* _THE REQUEST_
Look through the data below. Collect every line where the word "matplotlib" occurs.

* _SOURCE EXCERPT_
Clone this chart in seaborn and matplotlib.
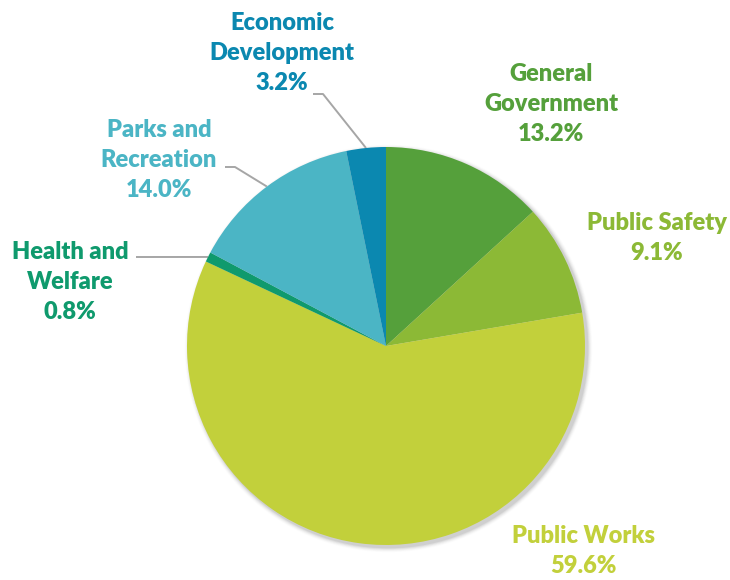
import numpy as np
import matplotlib
matplotlib.use("Agg")
import matplotlib.pyplot as plt
from matplotlib.patches import Circle
import seaborn as sns

# Expenditure shares by function (percent)
categories = ["General\nGovernment", "Public Safety", "Public Works",
              "Health and\nWelfare", "Parks and\nRecreation", "Economic\nDevelopment"]
shares = [13.2, 9.1, 59.6, 0.8, 14.0, 3.2]
colors = ["#55A03B", "#8CB936", "#C2D03B", "#0F9A6D", "#4BB5C5", "#0B88B0"]

sns.set_theme(style="white")
plt.rcParams["font.family"] = ["Lato", "DejaVu Sans"]

W, H = 730, 580
fig = plt.figure(figsize=(W / 100, H / 100), dpi=100)
ax = fig.add_axes([0, 0, 1, 1])

cx, cy, r = 386, H - 346, 199

wedges, _ = ax.pie(shares, colors=colors, startangle=90, counterclock=False,
                   center=(cx, cy), radius=r, normalize=True,
                   wedgeprops=dict(linewidth=0, antialiased=True))
for w in wedges:
    w.set_zorder(2)

# pixel-sized canvas so the layout maps 1:1
ax.set_xlim(0, W)
ax.set_ylim(0, H)
ax.set_aspect("equal")
ax.axis("off")

# soft drop shadow under the pie
for i, a in enumerate(np.linspace(0.05, 0.012, 6)):
    ax.add_patch(Circle((cx + 2.5, cy - 2.5), r + 0.8 * (i + 1), color="#000000",
                        alpha=a, lw=0, zorder=0))

# label positions (x, y of the text block centre) and leader-line start
label_pos = {
    0: (551, 104, None),
    1: (657, 238, None),
    2: (583, 551, None),
    3: (70, 282, (136, 257)),
    4: (159, 160, (225, 167)),
    5: (282, 53, (313, 94)),
}

for i, (lab, val, col) in enumerate(zip(categories, shares, colors)):
    x, y, lead = label_pos[i]
    ax.text(x, H - y, f"{lab}\n{val:.1f}%", ha="center", va="center",
            fontsize=17, fontweight=800, color=col, linespacing=1.42, zorder=5)
    if lead is not None:
        w = wedges[i]
        mid = np.deg2rad((w.theta1 + w.theta2) / 2)
        ex, ey = cx + r * np.cos(mid), cy + r * np.sin(mid)
        sx, sy = lead[0], H - lead[1]
        kx = sx + 10
        ax.plot([sx, kx, ex], [sy, sy, ey], color="#A6A6A6", lw=1.4,
                solid_capstyle="butt", zorder=1)

fig.savefig("out.png", dpi=100, facecolor="white")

* _TASK ANSWER_
Clone this chart in seaborn and matplotlib.
import matplotlib
matplotlib.use("Agg")
import matplotlib.pyplot as plt
from matplotlib.patches import Circle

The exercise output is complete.